▽
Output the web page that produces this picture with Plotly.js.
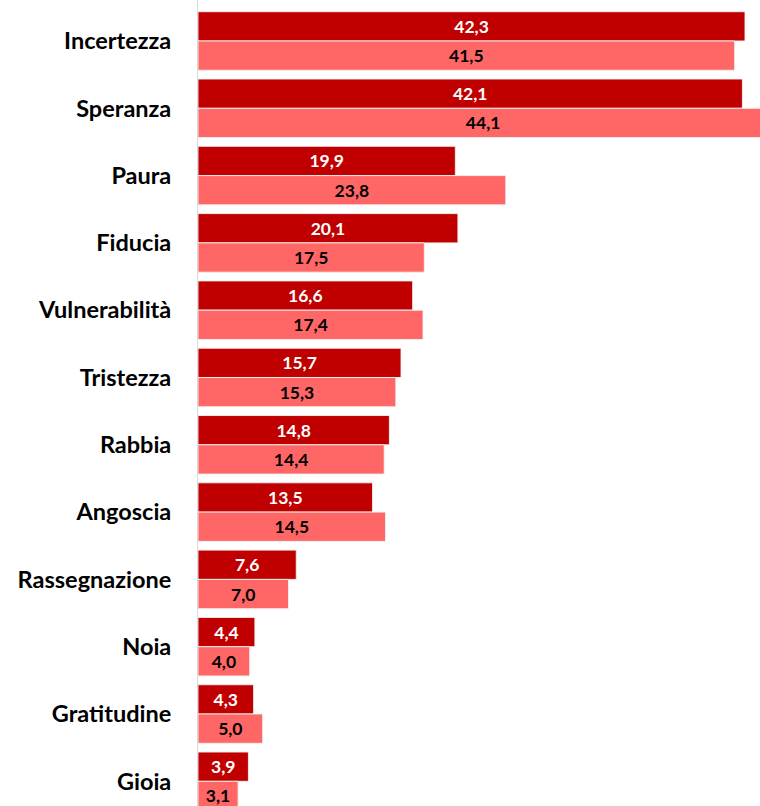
<!DOCTYPE html>
<html>
<head>
<meta charset="utf-8">
<script src="https://cdn.plot.ly/plotly-3.0.1.min.js"></script>
<style>html,body{margin:0;padding:0;background:#fff;}#chart{width:760px;height:806px;}</style>
</head>
<body>
<div id="chart"></div>
<script>
const categories = ["Incertezza","Speranza","Paura","Fiducia","Vulnerabilità","Tristezza","Rabbia","Angoscia","Rassegnazione","Noia","Gratitudine","Gioia"];
const seriesDark = [42.3, 42.1, 19.9, 20.1, 16.6, 15.7, 14.8, 13.5, 7.6, 4.4, 4.3, 3.9];
const seriesLight = [41.5, 44.1, 23.8, 17.5, 17.4, 15.3, 14.4, 14.5, 7.0, 4.0, 5.0, 3.1];

const fmt = v => v.toFixed(1).replace('.', ',');
const FONT = "Lato, 'Open Sans', sans-serif";

const traces = [
  {
    type: 'bar', orientation: 'h', y: categories, x: seriesDark,
    text: seriesDark.map(fmt), textposition: 'inside', insidetextanchor: 'middle',
    textangle: 0, constraintext: 'none',
    textfont: {family: FONT, size: 17.5, color: '#ffffff', weight: 700},
    marker: {color: '#C00000', line: {color: 'rgba(242,242,242,0.9)', width: 1}},
    hoverinfo: 'none', cliponaxis: true
  },
  {
    type: 'bar', orientation: 'h', y: categories, x: seriesLight,
    text: seriesLight.map(fmt), textposition: 'inside', insidetextanchor: 'middle',
    textangle: 0, constraintext: 'none',
    textfont: {family: FONT, size: 17.5, color: '#000000', weight: 700},
    marker: {color: '#FF6666', line: {color: 'rgba(242,242,242,0.9)', width: 1}},
    hoverinfo: 'none', cliponaxis: true
  }
];

const layout = {
  width: 760, height: 806,
  margin: {l: 198, r: 0, t: 0, b: 0, pad: 0},
  paper_bgcolor: '#ffffff', plot_bgcolor: '#ffffff',
  showlegend: false,
  barmode: 'group', bargap: 0.13, bargroupgap: 0,
  xaxis: {range: [0, 43.46], visible: false, showgrid: false, zeroline: false, fixedrange: true},
  yaxis: {
    type: 'category', range: [11.367, -0.609],
    showline: true, linecolor: '#d9d9d9', linewidth: 1,
    ticks: '', showgrid: false, zeroline: false,
    ticklabelstandoff: 21,
    tickfont: {family: FONT, size: 23.5, color: '#000000', weight: 700},
    fixedrange: true
  },
  uniformtext: {mode: false}
};

Plotly.newPlot('chart', traces, layout, {displayModeBar: false, staticPlot: true});
</script>
</body>
</html>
△
> What the exercise asks
Working from the lines above, reproduce the material exactly and exclude its pictures.

> Answer to this exercise
Output the web page that produces this picture with Plotly.js.
<!DOCTYPE html>
<html>
<head>
<meta charset="utf-8">
<script src="https://cdn.plot.ly/plotly-3.0.1.min.js"></script>
<style>html,body{margin:0;padding:0;background:#fff;}#chart{width:760px;height:806px;}</style>
</head>
<body>
<div id="chart"></div>
<script>
const categories = ["Incertezza","Speranza","Paura","Fiducia","Vulnerabilità","Tristezza","Rabbia","Angoscia","Rassegnazione","Noia","Gratitudine","Gioia"];
const seriesDark = [42.3, 42.1, 19.9, 20.1, 16.6, 15.7, 14.8, 13.5, 7.6, 4.4, 4.3, 3.9];
const seriesLight = [41.5, 44.1, 23.8, 17.5, 17.4, 15.3, 14.4, 14.5, 7.0, 4.0, 5.0, 3.1];

const fmt = v => v.toFixed(1).replace('.', ',');
const FONT = "Lato, 'Open Sans', sans-serif";

const traces = [
  {
    type: 'bar', orientation: 'h', y: categories, x: seriesDark,
    text: seriesDark.map(fmt), textposition: 'inside', insidetextanchor: 'middle',
    textangle: 0, constraintext: 'none',
    textfont: {family: FONT, size: 17.5, color: '#ffffff', weight: 700},
    marker: {color: '#C00000', line: {color: 'rgba(242,242,242,0.9)', width: 1}},
    hoverinfo: 'none', cliponaxis: true
  },
  {
    type: 'bar', orientation: 'h', y: categories, x: seriesLight,
    text: seriesLight.map(fmt), textposition: 'inside', insidetextanchor: 'middle',
    textangle: 0, constraintext: 'none',
    textfont: {family: FONT, size: 17.5, color: '#000000', weight: 700},
    marker: {color: '#FF6666', line: {color: 'rgba(242,242,242,0.9)', width: 1}},
    hoverinfo: 'none', cliponaxis: true
  }
];

const layout = {
  width: 760, height: 806,
  margin: {l: 198, r: 0, t: 0, b: 0, pad: 0},
  paper_bgcolor: '#ffffff', plot_bgcolor: '#ffffff',
  showlegend: false,
  barmode: 'group', bargap: 0.13, bargroupgap: 0,
  xaxis: {range: [0, 43.46], visible: false, showgrid: false, zeroline: false, fixedrange: true},
  yaxis: {
    type: 'category', range: [11.367, -0.609],
    showline: true, linecolor: '#d9d9d9', linewidth: 1,
    ticks: '', showgrid: false, zeroline: false,
    ticklabelstandoff: 21,
    tickfont: {family: FONT, size: 23.5, color: '#000000', weight: 700},
    fixedrange: true
  },
  uniformtext: {mode: false}
};

Plotly.newPlot('chart', traces, layout, {displayModeBar: false, staticPlot: true});
</script>
</body>
</html>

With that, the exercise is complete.